STATED TASK =
Quote the whole listing word for word. Do not include the pictures.

DATASET CONTENT =
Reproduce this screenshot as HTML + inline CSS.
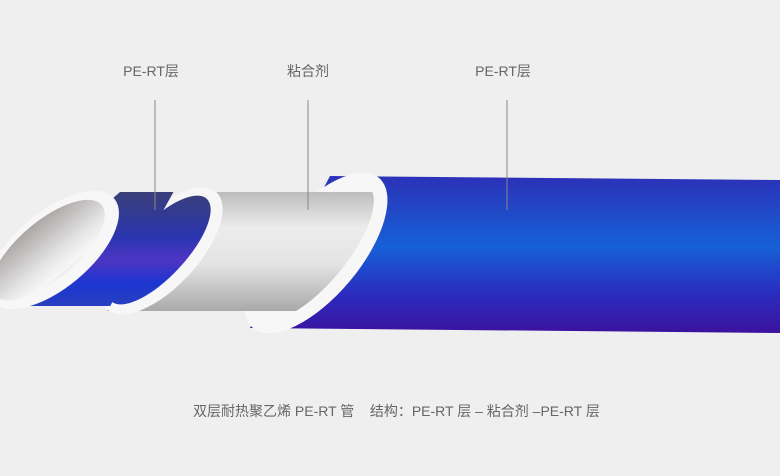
<!DOCTYPE html>
<html><head><meta charset="utf-8"><style>
html,body{margin:0;padding:0;background:#efefef;}
svg{display:block}
text{font-family:"Liberation Sans","Noto Sans CJK SC",sans-serif;fill:#666;}
</style></head><body>
<svg width="780" height="476" viewBox="0 0 780 476" xmlns="http://www.w3.org/2000/svg">
<defs>
<linearGradient id="blue" x1="0" y1="0" x2="0" y2="1">
<stop offset="0" stop-color="#2b31b8"/>
<stop offset="0.45" stop-color="#1660d6"/>
<stop offset="0.75" stop-color="#2a2cc0"/>
<stop offset="1" stop-color="#3b129e"/>
</linearGradient>
<linearGradient id="blue2" gradientUnits="userSpaceOnUse" x1="0" y1="192" x2="0" y2="306">
<stop offset="0" stop-color="#3a3f78"/>
<stop offset="0.4" stop-color="#2a35b0"/>
<stop offset="0.6" stop-color="#4e35c4"/>
<stop offset="0.8" stop-color="#1c35d0"/>
<stop offset="1" stop-color="#2840c0"/>
</linearGradient>
<linearGradient id="gray" gradientUnits="userSpaceOnUse" x1="0" y1="192" x2="0" y2="312">
<stop offset="0" stop-color="#bdbdbd"/>
<stop offset="0.3" stop-color="#ececec"/>
<stop offset="0.6" stop-color="#e4e4e4"/>
<stop offset="1" stop-color="#a8a8a8"/>
</linearGradient>
<linearGradient id="gray2" gradientUnits="userSpaceOnUse" x1="0" y1="200" x2="0" y2="300">
<stop offset="0" stop-color="#8a8482"/>
<stop offset="0.6" stop-color="#e6e6e6"/>
<stop offset="0.75" stop-color="#f6f6f6"/>
<stop offset="1" stop-color="#b0b0b0"/>
</linearGradient>
<clipPath id="c1">
<polygon points="0,0 440,0 253,328 253,476 0,476"/>
<ellipse cx="313" cy="252" rx="86" ry="33" transform="rotate(-50 313 252)"/>
</clipPath>
<clipPath id="c2">
<polygon points="0,0 280,0 108,310 108,476 0,476"/>
<ellipse cx="159" cy="250" rx="70" ry="27" transform="rotate(-47 159 250)"/>
</clipPath>
</defs>
<!-- outer blue pipe -->
<path d="M330,176 L780,180 L780,333 L250,328 Z" fill="url(#blue)"/>
<ellipse cx="316" cy="253" rx="98" ry="44" transform="rotate(-50 316 253)" fill="#f7f7f7"/>
<!-- middle white pipe -->
<polygon points="217,192 460,192 460,311 107,311" fill="url(#gray)" clip-path="url(#c1)"/>
<ellipse cx="162" cy="251" rx="80" ry="36" transform="rotate(-47 162 251)" fill="#f7f7f7"/>
<!-- inner blue pipe -->
<polygon points="120,192 300,192 300,306 -10,306" fill="url(#blue2)" clip-path="url(#c2)"/>
<ellipse cx="53" cy="250" rx="80" ry="38" transform="rotate(-40 53 250)" fill="#f7f7f7"/>
<ellipse cx="48" cy="250" rx="70" ry="29" transform="rotate(-40 48 250)" fill="url(#gray2)"/>
<!-- labels -->
<line x1="155" y1="100" x2="155" y2="210" stroke="#888" stroke-width="1"/>
<line x1="308" y1="100" x2="308" y2="210" stroke="#888" stroke-width="1"/>
<line x1="507" y1="100" x2="507" y2="210" stroke="#888" stroke-width="1"/>
<text x="151" y="76" font-size="14" text-anchor="middle">PE-RT层</text>
<text x="308" y="76" font-size="14" text-anchor="middle">粘合剂</text>
<text x="503" y="76" font-size="14" text-anchor="middle">PE-RT层</text>
<text x="193" y="416" font-size="14" xml:space="preserve">双层耐热聚乙烯 PE-RT 管    结构：PE-RT 层 – 粘合剂 –PE-RT 层</text>
</svg>
</body></html>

RESPONSE TO THIS TASK =
Reproduce this screenshot as HTML + inline CSS.
<!DOCTYPE html>
<html><head><meta charset="utf-8"><style>
html,body{margin:0;padding:0;background:#efefef;}
svg{display:block}
text{font-family:"Liberation Sans","Noto Sans CJK SC",sans-serif;fill:#666;}
</style></head><body>
<svg width="780" height="476" viewBox="0 0 780 476" xmlns="http://www.w3.org/2000/svg">
<defs>
<linearGradient id="blue" x1="0" y1="0" x2="0" y2="1">
<stop offset="0" stop-color="#2b31b8"/>
<stop offset="0.45" stop-color="#1660d6"/>
<stop offset="0.75" stop-color="#2a2cc0"/>
<stop offset="1" stop-color="#3b129e"/>
</linearGradient>
<linearGradient id="blue2" gradientUnits="userSpaceOnUse" x1="0" y1="192" x2="0" y2="306">
<stop offset="0" stop-color="#3a3f78"/>
<stop offset="0.4" stop-color="#2a35b0"/>
<stop offset="0.6" stop-color="#4e35c4"/>
<stop offset="0.8" stop-color="#1c35d0"/>
<stop offset="1" stop-color="#2840c0"/>
</linearGradient>
<linearGradient id="gray" gradientUnits="userSpaceOnUse" x1="0" y1="192" x2="0" y2="312">
<stop offset="0" stop-color="#bdbdbd"/>
<stop offset="0.3" stop-color="#ececec"/>
<stop offset="0.6" stop-color="#e4e4e4"/>
<stop offset="1" stop-color="#a8a8a8"/>
</linearGradient>
<linearGradient id="gray2" gradientUnits="userSpaceOnUse" x1="0" y1="200" x2="0" y2="300">
<stop offset="0" stop-color="#8a8482"/>
<stop offset="0.6" stop-color="#e6e6e6"/>
<stop offset="0.75" stop-color="#f6f6f6"/>
<stop offset="1" stop-color="#b0b0b0"/>
</linearGradient>
<clipPath id="c1">
<polygon points="0,0 440,0 253,328 253,476 0,476"/>
<ellipse cx="313" cy="252" rx="86" ry="33" transform="rotate(-50 313 252)"/>
</clipPath>
<clipPath id="c2">
<polygon points="0,0 280,0 108,310 108,476 0,476"/>
<ellipse cx="159" cy="250" rx="70" ry="27" transform="rotate(-47 159 250)"/>
</clipPath>
</defs>
<!-- outer blue pipe -->
<path d="M330,176 L780,180 L780,333 L250,328 Z" fill="url(#blue)"/>
<ellipse cx="316" cy="253" rx="98" ry="44" transform="rotate(-50 316 253)" fill="#f7f7f7"/>
<!-- middle white pipe -->
<polygon points="217,192 460,192 460,311 107,311" fill="url(#gray)" clip-path="url(#c1)"/>
<ellipse cx="162" cy="251" rx="80" ry="36" transform="rotate(-47 162 251)" fill="#f7f7f7"/>
<!-- inner blue pipe -->
<polygon points="120,192 300,192 300,306 -10,306" fill="url(#blue2)" clip-path="url(#c2)"/>
<ellipse cx="53" cy="250" rx="80" ry="38" transform="rotate(-40 53 250)" fill="#f7f7f7"/>
<ellipse cx="48" cy="250" rx="70" ry="29" transform="rotate(-40 48 250)" fill="url(#gray2)"/>
<!-- labels -->
<line x1="155" y1="100" x2="155" y2="210" stroke="#888" stroke-width="1"/>
<line x1="308" y1="100" x2="308" y2="210" stroke="#888" stroke-width="1"/>
<line x1="507" y1="100" x2="507" y2="210" stroke="#888" stroke-width="1"/>
<text x="151" y="76" font-size="14" text-anchor="middle">PE-RT层</text>
<text x="308" y="76" font-size="14" text-anchor="middle">粘合剂</text>
<text x="503" y="76" font-size="14" text-anchor="middle">PE-RT层</text>
<text x="193" y="416" font-size="14" xml:space="preserve">双层耐热聚乙烯 PE-RT 管    结构：PE-RT 层 – 粘合剂 –PE-RT 层</text>
</svg>
</body></html>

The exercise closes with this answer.